I’ve been writing for a while that Donald Trump suffers from the mental disorder of acute narcissism as defined by the Merriam Webster medical dictionary. Last week the eminent psychiatrist who literally wrote the manual on diagnosing narcissistic personality disorder, a professor emeritus of psychiatry and behavioural sciences at Duke University Medical College, Dr. Allen Frances, sent a letter to the New York Times rebuking a group of renowned American mental health professionals who think Trump’s mental condition makes him unfit to serve as president.
Thirty-five psychiatrists, psychologists and social workers, while acknowledging they were in breach of professional rules against evaluating public figures, deemed Trump’s unstable mental condition too threatening too ignore.
Their letter to the NYT asserted:
“Mr. Trump’s speech and actions demonstrate an inability to tolerate views different from his own, leading to rage reactions. His words and behaviour suggest a profound inability to empathise. Individuals with these traits distort reality to suit their psychological state, attacking facts and those who convey them (journalists, scientists).
“In a powerful leader, these attacks are likely to increase, as his personal myth of greatness appears to be confirmed. We believe that the grave emotional instability indicated by Mr. Trump’s speech and actions makes him incapable of serving safely as president.”
In a subsequent letter, Dr. Frances told his colleagues that saying Trump is mentally ill is unfair to those who truly are.
His words are also worth repeating:
“Most amateur diagnosticians have mislabelled President Trump with the diagnosis of narcissistic personality disorder. I wrote the criteria that define this disorder, and Mr. Trump doesn’t meet them. He may be a world-class narcissist, but this doesn’t make him mentally ill, because he does not suffer from the distress and impairment required to diagnose mental disorder.

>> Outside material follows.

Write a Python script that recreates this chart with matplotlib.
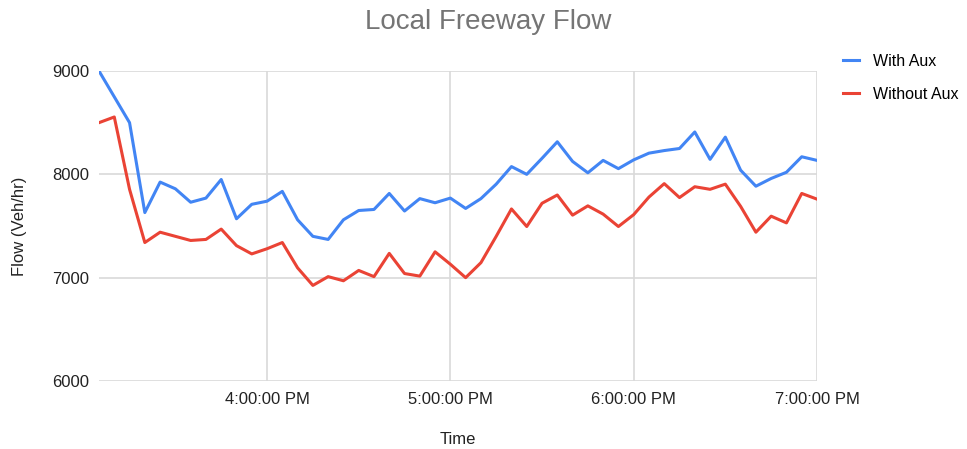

“Mr. Trump causes severe distress rather than experiencing it and has been richly rewarded, rather than punished, for his grandiosity, self-absorption and lack of empathy. It is a stigmatizing insult to the mentally ill (who are mostly well behaved and well meaning) to be lumped with Mr. Trump (who is neither).
“Bad behavior is rarely a sign of mental illness, and the mentally ill behave badly only rarely. Psychiatric name-calling is a misguided way of countering Mr. Trump’s attack on democracy. He can, and should, be appropriately denounced for his ignorance, incompetence, impulsivity and pursuit of dictatorial powers.
“His psychological motivations are too obvious to be interesting, and analyzing them will not halt his headlong power grab. The antidote to a dystopic Trumpean dark age is political, not psychological.”
I stand corrected by Dr. Frances, which allows me to go back to calling Trump a Mango Megalomaniac and an Evil Orange Clown without fear of disrespecting the mentally ill.
But what does it say when calling the U.S. President mentally ill is deemed an insult to those who suffer from mental disorders.
It says there are a hell of a lot of dangerous fruit cakes in the Divided States of America.
Watching interviews with Trump supporters, some of whom look normal on the outside, is to see mass delusion. These people still believe their Mango messiah is the best thing since chicken-flavoured Cheetos.
- They listen to his compulsive boasting and hear a plain-talking man of the people who will help them become the winners they have never been.
- They see chaos in the White House and dismiss it as a vast media conspiracy.
- They watch as their leader praises America’s arch enemy Russia and see a friend in dictator Vladimir Putin, in direct opposition to what most of them have believed since their childhoods in the nation’s hollows, swamps and trailer parks.
- They listen as Donald Trump tells them the election he won was rigged and see millions of brown illegal voters streaming to the polls.
- They hear about the Bowling Green massacre and insurrection in Sweden and reach for their guns.
The greatest threat to America is not immigrants, refugees, ISIS, Korea or even Russia. Instead it exists within its own borders in the heads of tens of millions of American citizens, heavily armed delusional fanatics who view an ignorant, incompetent, paranoid Reality TV star and pathological liar as the saviour who can transport them back to a time that never was, except in their distorted imaginations.
I ask again: Sane Americans, what have you allowed to happen on your watch? And more importantly: What are you going to do about it?